Nash Equilibrium is an important concept in game theory.
Rikka and Yuta are playing a simple matrix game. At the beginning of the game, Rikka shows an $n \times m$ integer matrix $A$. And then Yuta needs to choose an integer in $[1,n]$, Rikka needs to choose an integer in $[1,m]$. Let $i$ be Yuta's number and $j$ be Rikka's number, the final score of the game is $A_{i,j}$.
In the remaining part of this statement, we use $(i,j)$ to denote the strategy of Yuta and Rikka.
For example, when $n=m=3$ and matrix $A$ is
\begin{align*}
\begin{bmatrix}
1 & 2 & 1\\
1 & 4 & 3\\
1 & 1 & 1\\
\end{bmatrix}
\end{align*}
If the strategy is $(1,2)$, the score will be $2$; if the strategy is $(2,2)$, the score will be $4$.

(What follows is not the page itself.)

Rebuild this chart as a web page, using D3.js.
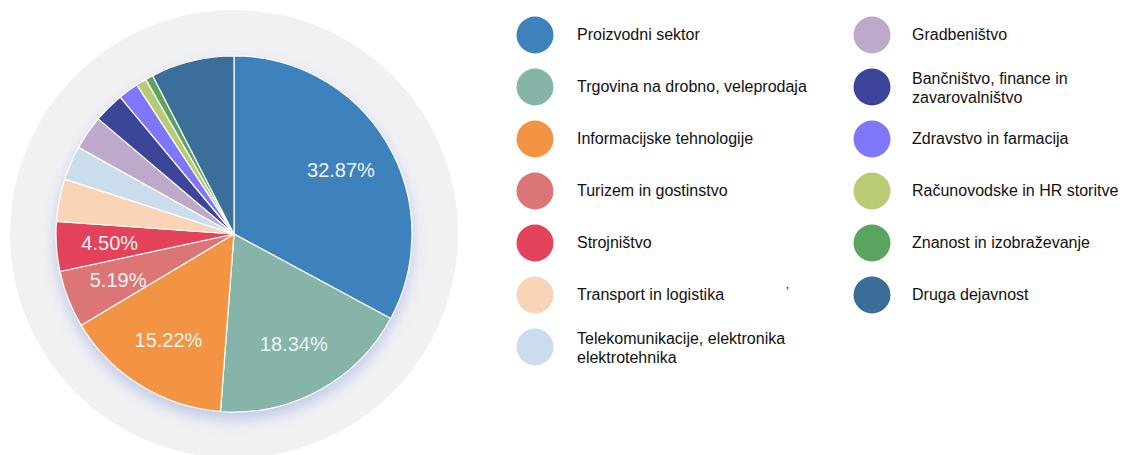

A pure strategy Nash equilibrium of this game is a strategy $(x,y)$ which satisfies neither Rikka nor Yuta can make the score higher by changing his(her) strategy unilaterally. Formally, $(x,y)$ is a Nash equilibrium if and only if:
\begin{align*}
\begin{cases}
A_{x,y} \geq A_{i,y} \ \ \forall i \in [1, n] \\
A_{x,y} \geq A_{x,j} \ \ \forall j \in [1,m]
\end{cases}
\end{align*}
In the previous example, there are two pure strategy Nash equilibriums: $(3,1)$ and $(2,2)$.
To make the game more interesting, Rikka wants to construct a matrix $A$ for this game which satisfies the following conditions:
1. Each integer in $[1, nm]$ occurs exactly once in $A$.
2. The game has at most one pure strategy Nash equilibriums.
Now, Rikka wants you to count the number of matrixes with size $n \times m$ which satisfy the conditions.